Pa. church, pastor charged in fake kidnapping

July 27, 2012 - 5:36 PM

PITTSBURGH (AP) — A southeastern Pennsylvania church and a youth pastor are facing criminal charges for a mock kidnapping of a youth group that was meant to be a lesson in religious persecution.

The Glad Tidings Assembly of God in Middletown and 28-year-old Andrew David Jordan of Elizabethtown were charged Friday with false imprisonment and simple assault, said Dauphin County District Attorney Ed Marsico.

The church staged the event in March. Mock kidnappers covered the teenagers' heads, put them in a van and interrogated them. Neither the young people nor their parents were told beforehand that it wasn't real. The mother of a 14-year-old girl filed a complaint with police.

"This is a sad case for all those involved," Marsico said, adding that while the church's and Jordan's intentions were not necessarily harmful, "they in essence terrorized several children."

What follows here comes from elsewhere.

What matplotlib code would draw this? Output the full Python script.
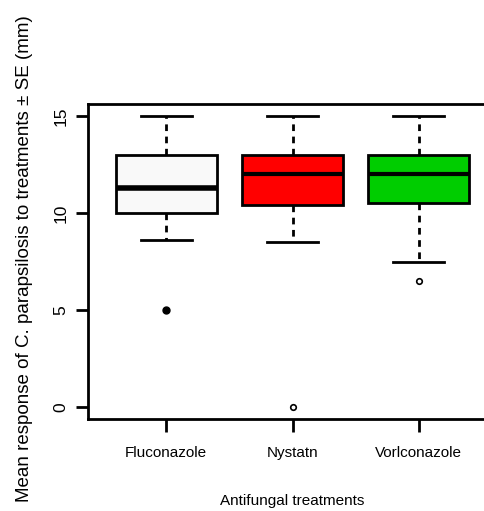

"We need to protect children, no matter where the harm occurs," Marsico said, adding that a grand jury recommended the charges. He noted that some of the teenagers in the group were not members of the church, and that a semi-automatic rifle was displayed in the exercise.

A message left at the church was not immediately returned, and there was no phone listing for Jordan. Neither were defense attorneys listed on court papers.

Glad Tidings pastor John Lanza said in March that the church was "so saddened" that youth were traumatized during the event, but added that other youth from the church sent emails of support. The church is about 10 miles outside Harrisburg. Lanza said the goal of the exercise was to prepare the youth for what they might encounter as missionaries in foreign countries. He didn't disclose the names of those involved but said the mock kidnappers included an off-duty police officer and a retired Army captain.

"It was a youth event, to illustrate what others have encountered on a regular basis," he said, adding that the focus of the lesson was "the persecuted church" in other countries.

Lanza said the church had conducted similar events at least twice before, without complaints.